▸ **Your goal**:
Nothing in the data should change when you return it, but leave the pictures out.

* start Dataset extract *

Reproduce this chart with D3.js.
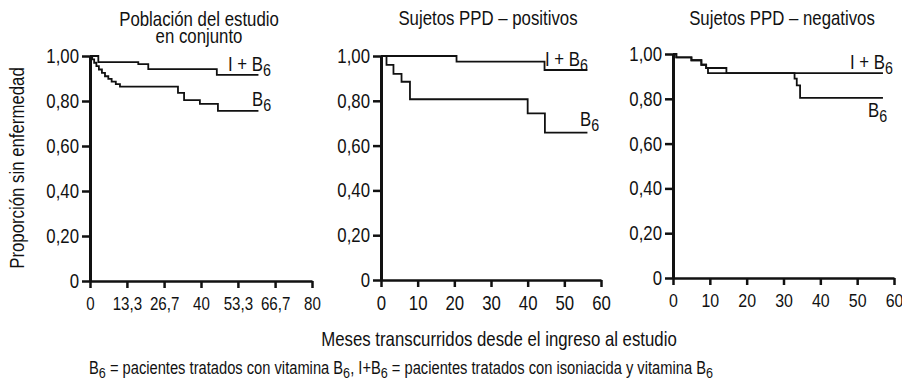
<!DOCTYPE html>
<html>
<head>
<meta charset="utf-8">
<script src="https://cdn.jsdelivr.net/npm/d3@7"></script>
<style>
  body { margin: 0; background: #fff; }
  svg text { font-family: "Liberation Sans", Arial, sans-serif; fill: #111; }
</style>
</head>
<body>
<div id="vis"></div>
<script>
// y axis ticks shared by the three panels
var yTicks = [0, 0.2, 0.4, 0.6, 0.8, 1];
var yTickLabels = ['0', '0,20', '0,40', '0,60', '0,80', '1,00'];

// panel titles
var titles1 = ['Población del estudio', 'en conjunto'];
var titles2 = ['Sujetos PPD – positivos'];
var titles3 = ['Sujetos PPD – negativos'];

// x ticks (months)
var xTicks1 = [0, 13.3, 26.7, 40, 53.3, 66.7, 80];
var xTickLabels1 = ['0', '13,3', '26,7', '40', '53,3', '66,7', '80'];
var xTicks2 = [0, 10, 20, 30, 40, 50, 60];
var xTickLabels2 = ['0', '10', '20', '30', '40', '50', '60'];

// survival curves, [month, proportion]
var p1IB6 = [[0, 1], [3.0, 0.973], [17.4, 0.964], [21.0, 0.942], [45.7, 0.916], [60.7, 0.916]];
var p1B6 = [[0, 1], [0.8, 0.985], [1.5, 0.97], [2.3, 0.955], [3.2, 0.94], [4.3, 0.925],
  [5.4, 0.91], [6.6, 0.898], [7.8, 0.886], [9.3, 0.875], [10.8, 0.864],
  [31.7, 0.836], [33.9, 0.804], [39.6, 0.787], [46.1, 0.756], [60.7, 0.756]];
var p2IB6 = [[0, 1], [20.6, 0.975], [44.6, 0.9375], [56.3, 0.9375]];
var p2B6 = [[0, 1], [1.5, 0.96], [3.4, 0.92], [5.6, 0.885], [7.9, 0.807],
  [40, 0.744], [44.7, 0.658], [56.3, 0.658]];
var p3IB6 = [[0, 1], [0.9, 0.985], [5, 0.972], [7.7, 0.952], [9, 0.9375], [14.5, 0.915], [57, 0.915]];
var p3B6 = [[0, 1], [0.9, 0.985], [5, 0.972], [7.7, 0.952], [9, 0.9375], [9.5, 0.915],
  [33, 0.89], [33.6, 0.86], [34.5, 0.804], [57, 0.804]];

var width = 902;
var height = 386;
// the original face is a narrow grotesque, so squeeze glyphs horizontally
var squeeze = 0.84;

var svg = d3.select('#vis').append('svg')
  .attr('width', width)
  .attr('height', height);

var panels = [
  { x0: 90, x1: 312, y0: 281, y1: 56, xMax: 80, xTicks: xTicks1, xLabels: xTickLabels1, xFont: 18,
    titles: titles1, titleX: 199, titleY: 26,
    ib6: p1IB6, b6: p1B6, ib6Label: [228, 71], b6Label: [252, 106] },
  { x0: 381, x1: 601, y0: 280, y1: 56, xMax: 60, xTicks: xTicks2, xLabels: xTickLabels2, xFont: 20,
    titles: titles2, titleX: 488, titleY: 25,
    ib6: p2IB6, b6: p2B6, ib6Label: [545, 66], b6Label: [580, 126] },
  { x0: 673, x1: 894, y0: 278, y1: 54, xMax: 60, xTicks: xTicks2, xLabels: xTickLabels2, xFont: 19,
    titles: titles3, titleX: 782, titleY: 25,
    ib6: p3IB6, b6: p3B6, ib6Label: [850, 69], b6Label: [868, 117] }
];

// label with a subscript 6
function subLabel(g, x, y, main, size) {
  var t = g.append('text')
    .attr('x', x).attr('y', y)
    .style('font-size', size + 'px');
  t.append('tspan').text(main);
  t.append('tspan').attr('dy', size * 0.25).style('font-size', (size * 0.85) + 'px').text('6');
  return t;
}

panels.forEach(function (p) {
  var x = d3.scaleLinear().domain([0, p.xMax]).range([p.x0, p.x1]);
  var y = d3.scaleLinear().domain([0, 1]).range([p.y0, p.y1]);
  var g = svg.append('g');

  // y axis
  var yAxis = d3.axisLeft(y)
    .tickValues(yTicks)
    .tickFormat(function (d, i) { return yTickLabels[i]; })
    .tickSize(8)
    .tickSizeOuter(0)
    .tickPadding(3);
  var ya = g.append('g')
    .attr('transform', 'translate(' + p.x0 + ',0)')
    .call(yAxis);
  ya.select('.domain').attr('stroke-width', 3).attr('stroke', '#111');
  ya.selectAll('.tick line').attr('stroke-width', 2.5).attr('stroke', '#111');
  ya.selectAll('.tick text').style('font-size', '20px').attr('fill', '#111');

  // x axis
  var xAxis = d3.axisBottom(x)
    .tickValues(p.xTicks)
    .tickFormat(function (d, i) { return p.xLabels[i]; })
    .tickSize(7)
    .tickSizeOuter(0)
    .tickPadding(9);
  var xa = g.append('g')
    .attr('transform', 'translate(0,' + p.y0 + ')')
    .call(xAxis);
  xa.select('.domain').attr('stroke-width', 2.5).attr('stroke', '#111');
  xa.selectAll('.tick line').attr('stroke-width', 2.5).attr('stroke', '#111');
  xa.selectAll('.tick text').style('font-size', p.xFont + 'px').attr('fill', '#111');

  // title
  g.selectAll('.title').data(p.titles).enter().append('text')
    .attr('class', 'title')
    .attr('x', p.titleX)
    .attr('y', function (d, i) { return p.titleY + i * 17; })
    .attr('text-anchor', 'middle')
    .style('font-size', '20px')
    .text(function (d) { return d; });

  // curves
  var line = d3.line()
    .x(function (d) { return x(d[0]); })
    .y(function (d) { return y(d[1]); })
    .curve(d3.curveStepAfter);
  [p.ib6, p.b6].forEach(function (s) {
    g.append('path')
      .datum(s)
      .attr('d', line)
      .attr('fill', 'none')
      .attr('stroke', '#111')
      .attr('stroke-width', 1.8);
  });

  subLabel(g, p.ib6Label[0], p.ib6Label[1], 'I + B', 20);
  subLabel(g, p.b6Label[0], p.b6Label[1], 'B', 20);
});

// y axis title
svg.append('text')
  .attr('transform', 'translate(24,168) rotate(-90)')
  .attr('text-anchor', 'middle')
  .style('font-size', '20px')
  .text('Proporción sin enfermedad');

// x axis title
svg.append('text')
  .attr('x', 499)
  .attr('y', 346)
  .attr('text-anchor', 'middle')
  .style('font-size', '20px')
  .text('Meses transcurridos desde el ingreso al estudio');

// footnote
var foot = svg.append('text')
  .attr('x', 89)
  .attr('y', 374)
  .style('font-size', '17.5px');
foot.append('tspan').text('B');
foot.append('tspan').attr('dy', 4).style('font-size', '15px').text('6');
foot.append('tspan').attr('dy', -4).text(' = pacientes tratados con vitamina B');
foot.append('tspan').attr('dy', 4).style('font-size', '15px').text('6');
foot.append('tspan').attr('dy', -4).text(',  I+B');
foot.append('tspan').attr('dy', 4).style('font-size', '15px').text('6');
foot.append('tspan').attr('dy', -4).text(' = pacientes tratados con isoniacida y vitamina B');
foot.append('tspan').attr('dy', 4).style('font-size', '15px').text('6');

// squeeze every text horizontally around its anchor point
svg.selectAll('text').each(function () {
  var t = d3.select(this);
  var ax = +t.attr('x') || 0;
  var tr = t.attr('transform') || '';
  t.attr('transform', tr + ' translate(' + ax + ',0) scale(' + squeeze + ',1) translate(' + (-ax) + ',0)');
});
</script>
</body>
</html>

* end Dataset extract *

▸ **Worked solution**:
Reproduce this chart with D3.js.
<!DOCTYPE html>
<html>
<head>
<meta charset="utf-8">
<script src="https://cdn.jsdelivr.net/npm/d3@7"></script>
<style>
  body { margin: 0; background: #fff; }
  svg text { font-family: "Liberation Sans", Arial, sans-serif; fill: #111; }
</style>
</head>
<body>
<div id="vis"></div>
<script>
// y axis ticks shared by the three panels
var yTicks = [0, 0.2, 0.4, 0.6, 0.8, 1];
var yTickLabels = ['0', '0,20', '0,40', '0,60', '0,80', '1,00'];

// panel titles
var titles1 = ['Población del estudio', 'en conjunto'];
var titles2 = ['Sujetos PPD – positivos'];
var titles3 = ['Sujetos PPD – negativos'];

// x ticks (months)
var xTicks1 = [0, 13.3, 26.7, 40, 53.3, 66.7, 80];
var xTickLabels1 = ['0', '13,3', '26,7', '40', '53,3', '66,7', '80'];
var xTicks2 = [0, 10, 20, 30, 40, 50, 60];
var xTickLabels2 = ['0', '10', '20', '30', '40', '50', '60'];

// survival curves, [month, proportion]
var p1IB6 = [[0, 1], [3.0, 0.973], [17.4, 0.964], [21.0, 0.942], [45.7, 0.916], [60.7, 0.916]];
var p1B6 = [[0, 1], [0.8, 0.985], [1.5, 0.97], [2.3, 0.955], [3.2, 0.94], [4.3, 0.925],
  [5.4, 0.91], [6.6, 0.898], [7.8, 0.886], [9.3, 0.875], [10.8, 0.864],
  [31.7, 0.836], [33.9, 0.804], [39.6, 0.787], [46.1, 0.756], [60.7, 0.756]];
var p2IB6 = [[0, 1], [20.6, 0.975], [44.6, 0.9375], [56.3, 0.9375]];
var p2B6 = [[0, 1], [1.5, 0.96], [3.4, 0.92], [5.6, 0.885], [7.9, 0.807],
  [40, 0.744], [44.7, 0.658], [56.3, 0.658]];
var p3IB6 = [[0, 1], [0.9, 0.985], [5, 0.972], [7.7, 0.952], [9, 0.9375], [14.5, 0.915], [57, 0.915]];
var p3B6 = [[0, 1], [0.9, 0.985], [5, 0.972], [7.7, 0.952], [9, 0.9375], [9.5, 0.915],
  [33, 0.89], [33.6, 0.86], [34.5, 0.804], [57, 0.804]];

var width = 902;
var height = 386;
// the original face is a narrow grotesque, so squeeze glyphs horizontally
var squeeze = 0.84;

var svg = d3.select('#vis').append('svg')
  .attr('width', width)
  .attr('height', height);

var panels = [
  { x0: 90, x1: 312, y0: 281, y1: 56, xMax: 80, xTicks: xTicks1, xLabels: xTickLabels1, xFont: 18,
    titles: titles1, titleX: 199, titleY: 26,
    ib6: p1IB6, b6: p1B6, ib6Label: [228, 71], b6Label: [252, 106] },
  { x0: 381, x1: 601, y0: 280, y1: 56, xMax: 60, xTicks: xTicks2, xLabels: xTickLabels2, xFont: 20,
    titles: titles2, titleX: 488, titleY: 25,
    ib6: p2IB6, b6: p2B6, ib6Label: [545, 66], b6Label: [580, 126] },
  { x0: 673, x1: 894, y0: 278, y1: 54, xMax: 60, xTicks: xTicks2, xLabels: xTickLabels2, xFont: 19,
    titles: titles3, titleX: 782, titleY: 25,
    ib6: p3IB6, b6: p3B6, ib6Label: [850, 69], b6Label: [868, 117] }
];

// label with a subscript 6
function subLabel(g, x, y, main, size) {
  var t = g.append('text')
    .attr('x', x).attr('y', y)
    .style('font-size', size + 'px');
  t.append('tspan').text(main);
  t.append('tspan').attr('dy', size * 0.25).style('font-size', (size * 0.85) + 'px').text('6');
  return t;
}

panels.forEach(function (p) {
  var x = d3.scaleLinear().domain([0, p.xMax]).range([p.x0, p.x1]);
  var y = d3.scaleLinear().domain([0, 1]).range([p.y0, p.y1]);
  var g = svg.append('g');

  // y axis
  var yAxis = d3.axisLeft(y)
    .tickValues(yTicks)
    .tickFormat(function (d, i) { return yTickLabels[i]; })
    .tickSize(8)
    .tickSizeOuter(0)
    .tickPadding(3);
  var ya = g.append('g')
    .attr('transform', 'translate(' + p.x0 + ',0)')
    .call(yAxis);
  ya.select('.domain').attr('stroke-width', 3).attr('stroke', '#111');
  ya.selectAll('.tick line').attr('stroke-width', 2.5).attr('stroke', '#111');
  ya.selectAll('.tick text').style('font-size', '20px').attr('fill', '#111');

  // x axis
  var xAxis = d3.axisBottom(x)
    .tickValues(p.xTicks)
    .tickFormat(function (d, i) { return p.xLabels[i]; })
    .tickSize(7)
    .tickSizeOuter(0)
    .tickPadding(9);
  var xa = g.append('g')
    .attr('transform', 'translate(0,' + p.y0 + ')')
    .call(xAxis);
  xa.select('.domain').attr('stroke-width', 2.5).attr('stroke', '#111');
  xa.selectAll('.tick line').attr('stroke-width', 2.5).attr('stroke', '#111');
  xa.selectAll('.tick text').style('font-size', p.xFont + 'px').attr('fill', '#111');

  // title
  g.selectAll('.title').data(p.titles).enter().append('text')
    .attr('class', 'title')
    .attr('x', p.titleX)
    .attr('y', function (d, i) { return p.titleY + i * 17; })
    .attr('text-anchor', 'middle')
    .style('font-size', '20px')
    .text(function (d) { return d; });

  // curves
  var line = d3.line()
    .x(function (d) { return x(d[0]); })
    .y(function (d) { return y(d[1]); })
    .curve(d3.curveStepAfter);
  [p.ib6, p.b6].forEach(function (s) {
    g.append('path')
      .datum(s)
      .attr('d', line)
      .attr('fill', 'none')
      .attr('stroke', '#111')
      .attr('stroke-width', 1.8);
  });

  subLabel(g, p.ib6Label[0], p.ib6Label[1], 'I + B', 20);
  subLabel(g, p.b6Label[0], p.b6Label[1], 'B', 20);
});

// y axis title
svg.append('text')
  .attr('transform', 'translate(24,168) rotate(-90)')
  .attr('text-anchor', 'middle')
  .style('font-size', '20px')
  .text('Proporción sin enfermedad');

// x axis title
svg.append('text')
  .attr('x', 499)
  .attr('y', 346)
  .attr('text-anchor', 'middle')
  .style('font-size', '20px')
  .text('Meses transcurridos desde el ingreso al estudio');

// footnote
var foot = svg.append('text')
  .attr('x', 89)
  .attr('y', 374)
  .style('font-size', '17.5px');
foot.append('tspan').text('B');
foot.append('tspan').attr('dy', 4).style('font-size', '15px').text('6');
foot.append('tspan').attr('dy', -4).text(' = pacientes tratados con vitamina B');
foot.append('tspan').attr('dy', 4).style('font-size', '15px').text('6');
foot.append('tspan').attr('dy', -4).text(',  I+B');
foot.append('tspan').attr('dy', 4).style('font-size', '15px').text('6');
foot.append('tspan').attr('dy', -4).text(' = pacientes tratados con isoniacida y vitamina B');
foot.append('tspan').attr('dy', 4).style('font-size', '15px').text('6');

// squeeze every text horizontally around its anchor point
svg.selectAll('text').each(function () {
  var t = d3.select(this);
  var ax = +t.attr('x') || 0;
  var tr = t.attr('transform') || '';
  t.attr('transform', tr + ' translate(' + ax + ',0) scale(' + squeeze + ',1) translate(' + (-ax) + ',0)');
});
</script>
</body>
</html>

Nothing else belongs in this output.